I received a text over the weekend from an American chestnut tree planter in Mississippi that does a better job of illustrating the concept of the “deer browse line” better than I can. Here’s the photo and text he sent to me:
For years I have joked, when asked if I recommend 4ft or 5ft tree tubes, that the deer browse line is located 4’8.5″ from the ground. Well, here’s a place where year after year the deer, who can rest their front hooves against the big oak while rearing on their hinds, browse to almost exactly that level.
Does that mean you should always and only use 5ft tubes? No.
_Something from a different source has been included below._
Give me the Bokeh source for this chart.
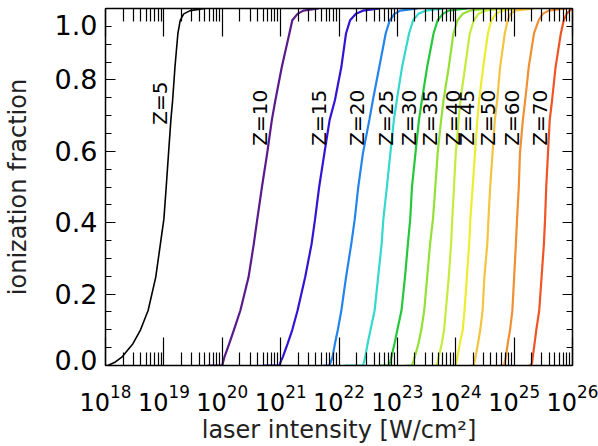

Four foot tubes make sense a) in places with less severe deer browse, b) for species that aren’t browsed as heavily, or b) where it becomes a budgetary choice between protecting more trees with 4ft tubes versus fewer trees with 5ft tubes.
There are also a small number of cases where 6ft tree tubes are absolutely necessary, due to extreme deer density, highly preferential browse species (especially fruit trees), and topography (a steeply sloped site effectively makes deer “taller” on the uphill side of the tree tube).
But this photo and the the extremely observant text that came with it perfectly illustrate – better than I ever could – how the 5ft tree tube should be the “go to” size for deer protection in most cases and when budget allows.